Monday, August 17, 2009

Swell Alert – Strong Southern Hemi setting up for next week

A solid looking storm has been trying to chew off parts of Antarctica in the South Pacific over the last couple of days while moving through our swell window. The storm is continuing to intensify and in the process it has kicked out a series of S-SW swells that will begin arriving late this week and then peaking next week.



This storm has been in the process of building our S-SW swell mix for the last few days. It initially formed up over by New Zealand…and while the fetch looked a bit zonal on a flat chart it was lining up some decent 40-50 knot winds towards Southern California, Baja, Mainland Mexico, and Central America.



Over the last 4 or so days it continued to track across the South Pacific to the east…while managing to maintain some fetch aimed our direction…it also swung some more energetic fronts through that fetch that helped to keep the wind speeds in the 35-40+ knot range. Now that the storm has moved deeper into our swell window it is starting to intensify on top of the swell that it has already built. Think of running your hand through a bathtub...the longer and faster you move your hand the same direction the more that water piles up in front of it…that is what the storm’s winds are doing.

Current forecasts are showing the most intense part of this storm developing over the next couple of days…You can already see the winds starting to spike up on the quikscat.



Same chart close up...


I expect the little 50-knot triangles to spread out and cover a larger area as we head towards midweek, which is a “good thing”…if you are going to be technical about it.

Ok enough storm-nerd geekiness…lets get on to the waves.

Mainland Mexico and Central America are going to get the lion’s share of this swell (like usual).

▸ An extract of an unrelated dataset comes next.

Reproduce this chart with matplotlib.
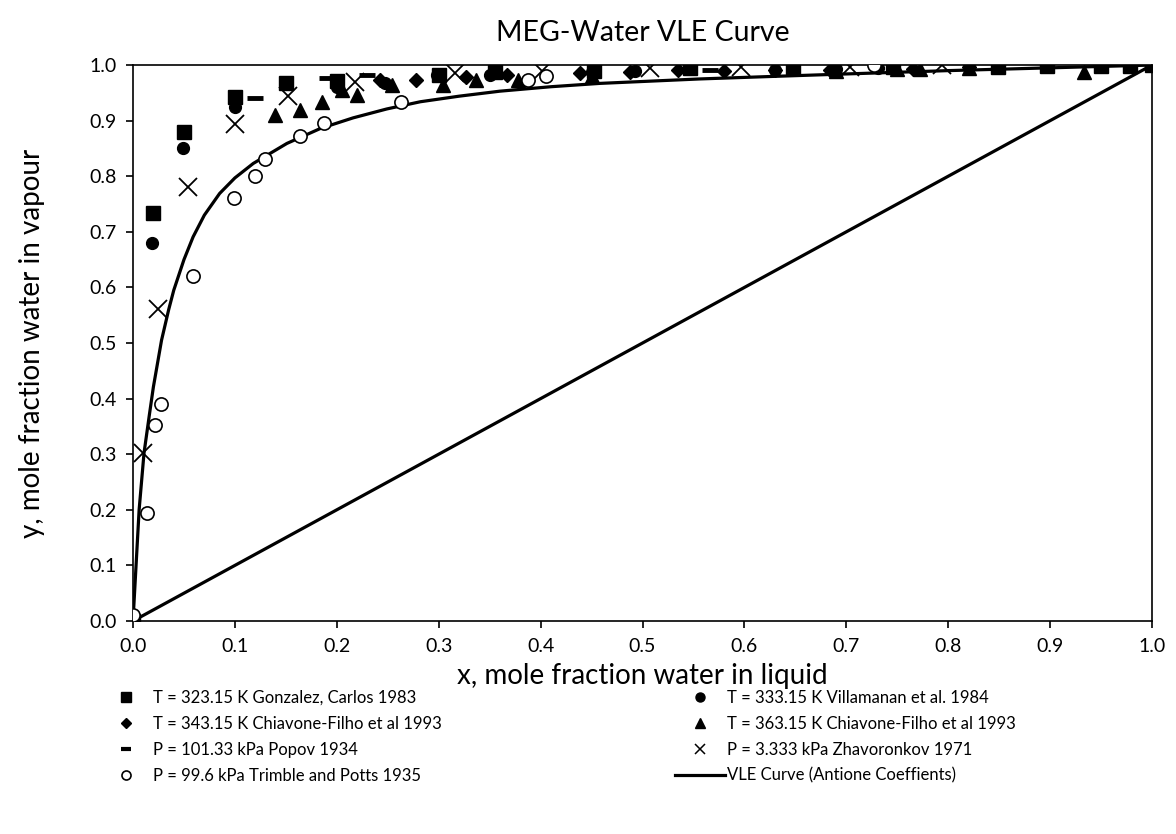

There are actually two distinct portions of the swell…an initial SW swell (210-220+) that starts to arrive on the 20th and peaks the 21-22nd…and a more Southerly SSW swell (190-210) that moves in late on the 22nd and peaks the 23-27th. The first few days of the swell will have consistent overhead surf at the top spots with overhead+ sets mixing in at the top spots. Once the second part of the swell really hits its stride we can expect exposed areas to see surf going consistently several feet overhead while the standouts see double-overhead sizes. The best deepwater breaks like Puerto Escondido will have waves going double-overhead+…and probably bigger at times.

Baja Sur will see the same mix of overlapping S-SW swells (200-220 at first…then shifting more 180-200) but will be a touch smaller than the Mainland spots. Still we can expect the long-period energy from the first swell to fill in slowly on the 20th, showing more on the 21st and then peaking the 22-23rd. The bigger S swell arrives through the day on the 23rd and starts to peak later in evening, holding solid from the 24-27th. Most S-SW exposed spots will see some shoulder-overhead sizes through the first days of the swell but will peak with consistent overhead sizes by next week. Look for the top S facing breaks to have consistent overhead surf with sets going 2-3’+ and possibly bigger sneaking through at times as the second swell peaks.

Southern California and Baja Norte will see new long-period SW swell (210-220) arriving on the 21st…slow at first, but filling in slowly through the day. The SW’er will peak through Saturday and Sunday (Aug 22-23rd) with consistent chest-head high surf at the better exposed breaks. Standout SW facing spots will have some shoulder-overhead sets. The second S-SSW swell (180-200) moves in late on the 23rd but fills in more on the 24th…peaking late on the 24th holding strong through the 27th. As the second swell peaks we can expect consistent shoulder-overhead surf at the average S-SSW facing breaks. Standout S facing spots will have head high to overhead surf more consistently and will have some sets going 2-3’ overhead at times. The super S-swell-focusing spots will have some bigger sizes at times when the second swell peaks.

Overall I think this is going to be another solid run of Southern Hemi swell …but at this point I don’t think it will be as big as that swell in July, mostly because that storm was quite a bit closer than this one. I do think that this incoming swell will last longer, with more days seeing quality surf, than the one huge pulse. Anyways…that is what I have for now…I will keep you guys posted as the storm moves through the last phases of strengthening.

8 comments:

Anonymous said...

SweeeeeeeeeeeeeeeeeeTTTT

Anonymous said...

I heart swell alerts

Anonymous said...

FUCK YEAH!

Anonymous said...

bring it!

Anonymous said...

we are all cued up and ready to go! lol My brain hurts when theres no surf hehe

blizake said...

WHY ALWAYS ON THE WEEKENDS!??!!?! damn crowds.

Adam Wright said...

That first swell, the one that peaks on the weekend, will be fun but not as big or as consistent as the second one that moves in during the work week.

I expect the first swell to be a bit more finiky particularly as it fills in slowly on Friday.

Basically, if you are looking for the bigger waves, plan on surfing the 24th through the 27th.

Anonymous said...

You are in the Rick! The Main Event!